Photo: Muhammed Hanan
Photo: Muhammed Hanan

Salary expenditure

A much talked about narrative is that Kerala meets the salary expenditure through borrowing. Is it true? Estimated salary expenditure during the current fiscal is Rs 41980 that is 31.31 % of the total revenue receipts. Salary and pension together constitute 51.32% of our total revenue receipts. Adding interest as well to this group, it comes to 70.68%. The narrative that Kerala draws from borrowed money for meeting salary, pension and interest expenses is wrong, misleading, and ill intentioned. The composition of salary expenditure is also vital. Salary of teachers , health workers and development departments constitute 78% of our total salary expenditure. To put it in another way, 78% of our salary is development expenditure. Only 22% is expended on pure administrative services. Hike in Salary expenditure two years immediately after the revision is a cyclic phenomenon. Salary in 2015-16 was 14796 crores which has grown to 22259 crores in 2017-2018 , registering a hike of 36%. It shall get consolidated over years. Average emoluments in Kerala is more or less comparable to national average or same as of the pay bands provided by the national pay commissions. The difference is in the number of employees in development sectors. A recent data showed that the number of CHCs in Kerala is 171% higher than the nationally determined standards. Moreover, all such CHCs Provide Service of specialist doctors such as physicians, Surgeons, gynaecologist and paediatricians. Is it advisable or desirable to dispense with such services? Our enrolment rate in higher secondary is more than 80% and it needs to be improved. Can Kerala contain the salary expenditure for teachers ? It is unrealistic and undesirable to substantially reduce the salary expenditure.

Photo: Muhammed Hanan
Photo: Muhammed Hanan

The way forward

Whatever austerity is possible must be adopted. But it may not suffice to set the balance right. The way forward is increasing the revenue income. As everyone knows, revenue income constitutes state own revenue and the central transfers. In 2022-23 , states on aggregate get 45% of their total revenue as central transfers whereas our share of central transfers in total revenue is 36% only. Kerala’s State Own revenue constitute 64% of total revenue receipts. Declining share in devolution and discrimination in state specific grants and CSS together make this sharp difference. The decline in horizontal share in devolution over 10th to 15th Finance commissions alone causes a loss of 16000 crores per year. No balance is possible without addressing this huge loss sustained by the state.
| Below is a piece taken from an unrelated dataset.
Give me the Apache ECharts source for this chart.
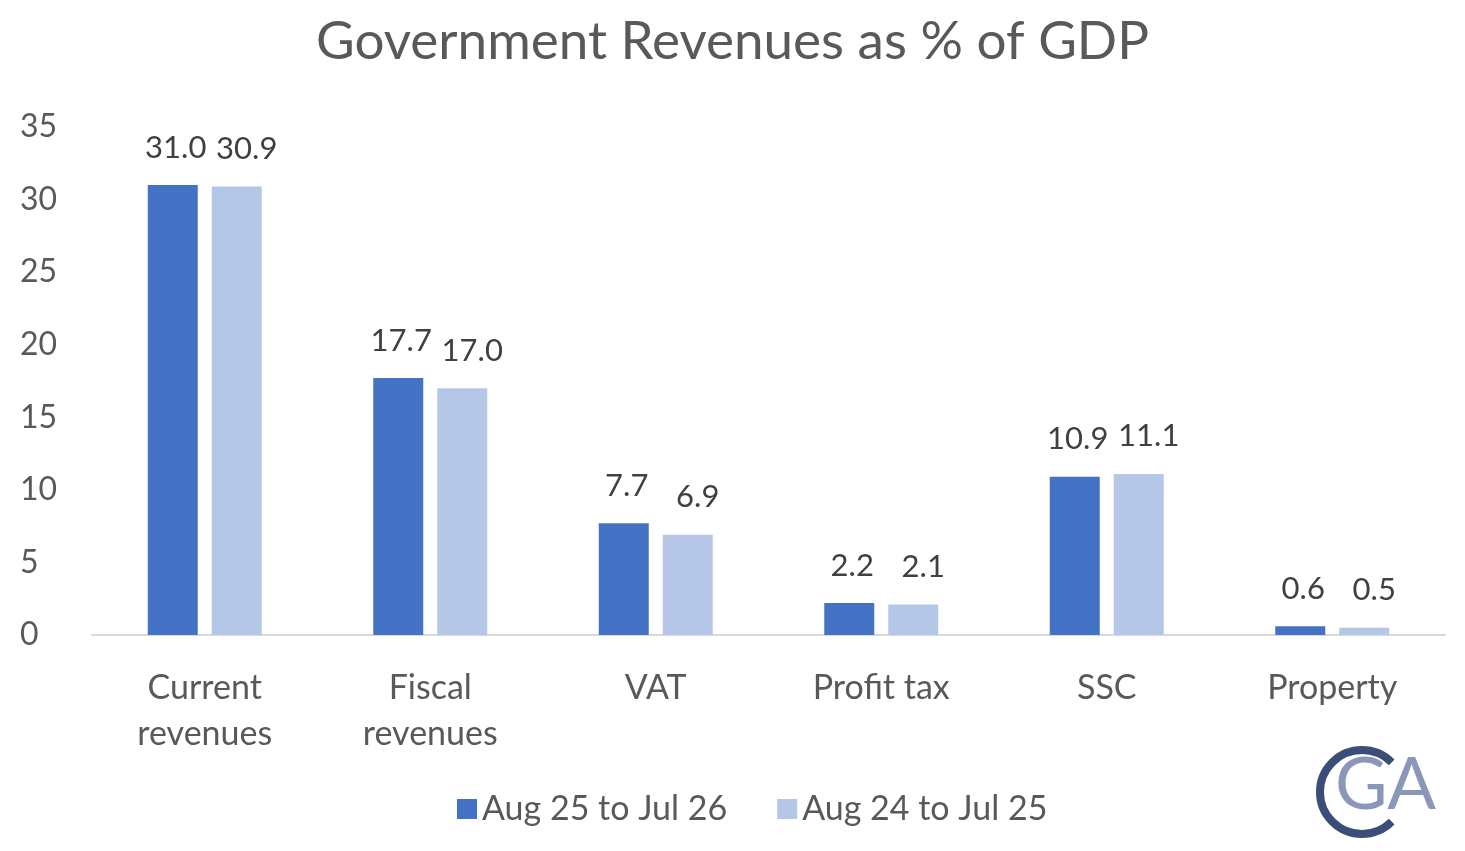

Our Own revenue is 7% of GSDP which is above the national average of 6.7%. We must improve this further, but it is unrealistic to expect that it may reach 8.5% as in the latter half of 80s. Since 1987 Kerala has been registering robust growth thereby improving the Per capita income. But Taxing income is a domain available to the Union Government and our tax domain is basically limited to tax on sale/ supply.
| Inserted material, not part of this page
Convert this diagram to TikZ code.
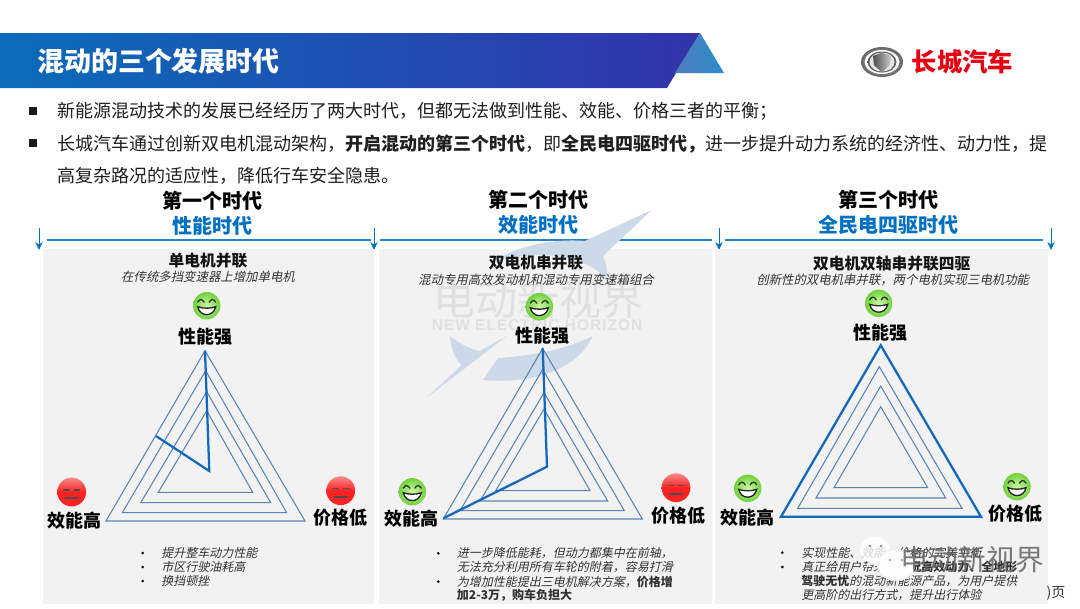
\documentclass[tikz,border=0pt]{standalone}
\usepackage{fontspec}
\usetikzlibrary{arrows.meta}
\setmainfont[AutoFakeSlant=0.22]{Noto Sans CJK SC}
\newfontfamily\latinwm[LetterSpace=6.5]{Liberation Sans}
\definecolor{gwmblue}{HTML}{0070C0}
\definecolor{panelgray}{HTML}{F2F2F2}
\definecolor{triblue}{HTML}{5A86B5}
\definecolor{thickblue}{HTML}{1268BE}
\definecolor{swoosh}{HTML}{CBD9E8}
\definecolor{wmgray}{HTML}{DFE0E1}
\definecolor{logored}{HTML}{E60012}
\definecolor{facegreen}{HTML}{6FD13A}
\definecolor{facegreenin}{HTML}{D2F7A8}
\definecolor{barleft}{HTML}{0A6CBA}
\definecolor{barright}{HTML}{3234A8}
\definecolor{wedgeleft}{HTML}{4E7CBE}
\definecolor{wedgeright}{HTML}{2C8CCC}
\definecolor{facered}{HTML}{FF2222}
\definecolor{faceredtop}{HTML}{F58A8A}
\tikzset{
  txt/.style={inner sep=0pt,outer sep=0pt,font=\fontsize{13.5pt}{16pt}\selectfont,text=black!88,anchor=west},
  erahead/.style={inner sep=0pt,font=\bfseries\fontsize{15pt}{18pt}\selectfont,text=black},
  erablue/.style={inner sep=0pt,font=\bfseries\fontsize{15pt}{18pt}\selectfont,text=gwmblue},
  archname/.style={inner sep=0pt,font=\bfseries\fontsize{11.8pt}{14pt}\selectfont,text=black!92},
  archsub/.style={inner sep=0pt,font=\itshape\fontsize{9.3pt}{11pt}\selectfont,text=black!80},
  axisname/.style={inner sep=0pt,font=\bfseries\fontsize{13.5pt}{16pt}\selectfont,text=black},
  bul/.style={inner sep=0pt,anchor=west,font=\itshape\fontsize{9pt}{11pt}\selectfont,text=black!80},
  buldot/.style={circle,fill=black,inner sep=0pt,minimum size=2.2pt},
  squarebul/.style={rectangle,fill=black!90,inner sep=0pt,minimum size=6.4pt},
  tri/.style={draw=triblue,line width=0.8pt,line join=miter},
  polyline/.style={draw=thickblue,line width=1.7pt,line join=miter},
  panel/.style={fill=panelgray,draw=none},
  rule/.style={draw=gwmblue!85,line width=1.5pt},
  downarrow/.style={draw=gwmblue,line width=0.75pt,-{Stealth[length=6pt,width=5.5pt]}},
  happyface/.pic={
    \shade[inner color=facegreenin,outer color=facegreen] (0,0) circle [radius=13.7];
    \draw[black!80,line width=1pt,line cap=round] (-9,-3.5) .. controls (-7,-7) and (-4.5,-7) .. (-2.5,-3.5);
    \draw[black!80,line width=1pt,line cap=round] (2.5,-3.5) .. controls (4.5,-7) and (7,-7) .. (9,-3.5);
    \draw[black!85,fill=white,line width=1pt] (-9,1) .. controls (-4,3) and (4,3) .. (9,1) .. controls (7,11.5) and (-7,11.5) .. (-9,1) -- cycle;
  },
  sadface/.pic={
    \shade[top color=faceredtop,bottom color=facered,middle color=facered] (0,0) circle [radius=14.4];
    \draw[black!70,line width=1.1pt,line cap=round] (-8,-2) -- (-2.5,-2);
    \draw[black!70,line width=1.1pt,line cap=round] (2.5,-2) -- (8,-2);
    \draw[black!70,line width=1.3pt,line cap=round] (-6.5,6) -- (6.5,6);
  }
}
\begin{document}
\begin{tikzpicture}[x=0.75pt,y=-0.75pt]
\useasboundingbox (0,0) rectangle (1080,608);
\fill[white] (0,0) rectangle (1080,608);

% header
\shade[left color=barleft,right color=barright]
  (0,33) -- (700,33) -- (667,88) -- (0,88) -- cycle;
\shade[left color=wedgeleft,right color=wedgeright]
  (700,33) -- (724,73) -- (675,73) -- cycle;
\node[inner sep=0pt,anchor=west,text=white,font=\bfseries\fontsize{20.2pt}{24pt}\selectfont] (title) at (37,61) {混动的三个发展时代};

% logo
\shade[inner color=black!25,outer color=black!60] (882,62) circle [x radius=21,y radius=15];
\fill[white] (882,62) circle [x radius=17.5,y radius=12];
\shade[inner color=black!30,outer color=black!65] (882,62) circle [x radius=14.5,y radius=10.5];
\fill[white!90!black] (882,62) circle [x radius=12.5,y radius=9.5];
\shade[left color=black!70,right color=black!20] (873,56) -- (882,52.5) -- (891,56) -- (890,65) -- (882,72.5) -- (874,65) -- cycle;
\node[inner sep=0pt,text=logored,font=\bfseries\fontsize{19pt}{22pt}\selectfont] (brand) at (962.5,62) {长城汽车};

% intro
\node[squarebul] (b1) at (33,111) {};
\node[txt] (l1) at (57,111) {新能源混动技术的发展已经经历了两大时代，但都无法做到性能、效能、价格三者的平衡；};
\node[squarebul] (b2) at (33,143) {};
\node[txt] (l2) at (57,144) {长城汽车通过创新双电机混动架构，\textbf{开启混动的第三个时代}，即\textbf{全民电四驱时代，}进一步提升动力系统的经济性、动力性，提};
\node[txt] (l3) at (57,176) {高复杂路况的适应性，降低行车安全隐患。};

% era heads
\node[erahead] (e1) at (212,201) {第一个时代};
\node[erablue] (e1b) at (212,226) {性能时代};
\node[erahead] (e2) at (538,200) {第二个时代};
\node[erablue] (e2b) at (538,225) {效能时代};
\node[erahead] (e3) at (888,200) {第三个时代};
\node[erablue] (e3b) at (888,225) {全民电四驱时代};

% rules and arrows
\path[rule] (47,239.5) -- (371,239.5);
\path[rule] (380,239.5) -- (712,239.5);
\path[rule] (725,239.5) -- (1043,239.5);
\foreach \ax in {39,374,719,1051}{
  \path[downarrow] (\ax,228) -- (\ax,250);
}

% panels
\fill[panel] (42.5,249) rectangle (374,604);
\fill[panel] (379,249) rectangle (712,604);
\fill[panel] (715,249) rectangle (1048,604);

% watermark swoosh
\fill[swoosh] (495,262) .. controls (510,248) and (550,238) .. (585,241) -- (651.7,210) -- (603,256) .. controls (607,265) and (608,275) .. (607,282) .. controls (598,262) and (550,245) .. (495,262) -- cycle;
\fill[swoosh] (450,336) .. controls (451,350) and (455,358) .. (461.7,365) -- (426.7,397.7) -- (506.7,336) -- (480,351) .. controls (468,349) and (458,342) .. (450,336) -- cycle;
\fill[swoosh] (592.7,336) .. controls (580,365) and (540,385) .. (483,380) -- (498,358) .. controls (530,356) and (565,350) .. (592.7,336) -- cycle;
\node[inner sep=0pt,text=wmgray,font=\fontsize{31.5pt}{34pt}\selectfont] (wm1) at (538,300) {电动新视界};
\node[inner sep=0pt,text=wmgray,font=\latinwm\bfseries\fontsize{11.6pt}{13pt}\selectfont] (wm2) at (537,325) {NEW ELECTRIC HORIZON};

% ===== panel 1
\node[archname] (a1) at (208,261) {单电机并联};
\node[archsub] (s1) at (208,277) {在传统多挡变速器上增加单电机};
\pic at (206.7,305.7) {happyface};
\node[axisname] (p1) at (205,337) {性能强};
\path[tri] (205,350.7) -- (305,521) -- (106,521) -- cycle;
\path[tri] (205.7,370.7) -- (286.7,512.7) -- (122.3,512.7) -- cycle;
\path[tri] (206.7,391.7) -- (270.7,502.7) -- (140.7,502.7) -- cycle;
\path[tri] (206.7,410.7) -- (252.7,492.3) -- (158.3,492.3) -- cycle;
\path[polyline] (205,350.7) -- (209.3,471) -- (156,436);
\pic at (71.7,492) {sadface};
\node[axisname] (q1) at (74.3,521) {效能高};
\pic at (340.7,490.7) {sadface};
\node[axisname] (r1) at (340.7,518) {价格低};
\node[buldot] (d11) at (142.7,553) {};
\node[bul] (t11) at (161,552.7) {提升整车动力性能};
\node[buldot] (d12) at (142.7,567) {};
\node[bul] (t12) at (161,567) {市区行驶油耗高};
\node[buldot] (d13) at (142.7,581) {};
\node[bul] (t13) at (161,581) {换挡顿挫};

% ===== panel 2
\node[archname] (a2) at (536,262.7) {双电机串并联};
\node[archsub] (s2) at (536,279.3) {混动专用高效发动机和混动专用变速箱组合};
\pic at (539.3,306.7) {happyface};
\node[axisname] (p2) at (542.3,335.7) {性能强};
\path[tri] (542.7,348.3) -- (642.3,519) -- (443.3,519) -- cycle;
\path[tri] (542.7,369.3) -- (624.3,510.7) -- (460,510.7) -- cycle;
\path[tri] (544,392.7) -- (607.7,501) -- (480,501) -- cycle;
\path[tri] (544,409) -- (590,490.7) -- (495.7,490.7) -- cycle;
\path[polyline] (542.7,348.3) -- (547,466.7) -- (443.3,518.3);
\pic at (412.3,491.7) {happyface};
\node[axisname] (q2) at (411.7,519) {效能高};
\pic at (676,487.7) {sadface};
\node[axisname] (r2) at (678.3,516) {价格低};
\node[buldot] (d21) at (438.3,553.3) {};
\node[bul] (t21) at (456.7,553.3) {进一步降低能耗，但动力都集中在前轴，};
\node[bul] (t22) at (456.7,567.3) {无法充分利用所有车轮的附着，容易打滑};
\node[buldot] (d22) at (438.3,581.7) {};
\node[bul] (t23) at (456.7,581.7) {为增加性能提出三电机解决方案，\textbf{价格增}};
\node[bul] (t24) at (456.7,595.7) {\textbf{加2-3万，购车负担大}};

% ===== panel 3
\node[archname] (a3) at (891.7,263.3) {双电机双轴串并联四驱};
\node[archsub] (s3) at (892.7,280) {创新性的双电机串并联，两个电机实现三电机功能};
\pic at (878.7,303.3) {happyface};
\node[axisname] (p3) at (880,332.3) {性能强};
\path[tri] (879.3,366.7) -- (962,508.3) -- (797.7,508.3) -- cycle;
\path[tri] (880.7,386) -- (945.7,498) -- (816,498) -- cycle;
\path[tri] (880.7,406.7) -- (927.7,487.7) -- (834,487.7) -- cycle;
\path[polyline] (880.7,345.3) -- (981,516.7) -- (781,516.7) -- cycle;
\pic at (747.7,488.3) {happyface};
\node[axisname] (q3) at (747.3,517.3) {效能高};
\pic at (1017,486.7) {happyface};
\node[axisname] (r3) at (1015,514) {价格低};
\node[buldot] (d31) at (782.3,552.7) {};
\node[bul] (t31) at (801,552.7) {实现性能、效能、价格的完美平衡};
\node[buldot] (d32) at (782.3,567) {};
\node[bul] (t32) at (801,567) {真正给用户带来\textbf{全工况高效动力、全地形}};
\node[bul] (t33) at (801,581.3) {\textbf{驾驶无忧}的混动新能源产品，为用户提供};
\node[bul] (t34) at (801,595.3) {更高阶的出行方式，提升出行体验};

% page number fragment
\node[inner sep=0pt,text=black!80,font=\fontsize{10.5pt}{12pt}\selectfont] (pg) at (1056,593) {)页};

% wechat overlay
\fill[white,opacity=.8] (875,550) circle [x radius=15,y radius=13.5];
\fill[white,opacity=.8] (869,560) -- (866,568) -- (876,562) -- cycle;
\fill[black!45] (870,546) circle [radius=1.4];
\fill[black!45] (881,546) circle [radius=1.4];
\fill[panelgray] (896,565) circle [x radius=19,y radius=16];
\fill[white,opacity=.85] (896,565) circle [x radius=17.5,y radius=14.5];
\fill[black!35] (890,560) circle [radius=1.3];
\fill[black!35] (902,560) circle [radius=1.3];
\node[inner sep=0pt,text=black!60,opacity=.85,font=\fontsize{21.5pt}{24pt}\selectfont] (wx) at (972,560) {电动新视界};
\end{tikzpicture}
\end{document}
K N Balagopal, Finance minister of Kerala   / Photo: Wikipedia
K N Balagopal, Finance minister of Kerala / Photo: Wikipedia

We must do whatever possible to contain the expenditure and to improve our own revenue. But Fair share in central transfers and flexibility in the GST regime providing the state to choose the tariff from a given range for goods and services alone can settle the imbalance. Discarding the discrimination and hovering around trivial things , nothing can be set right.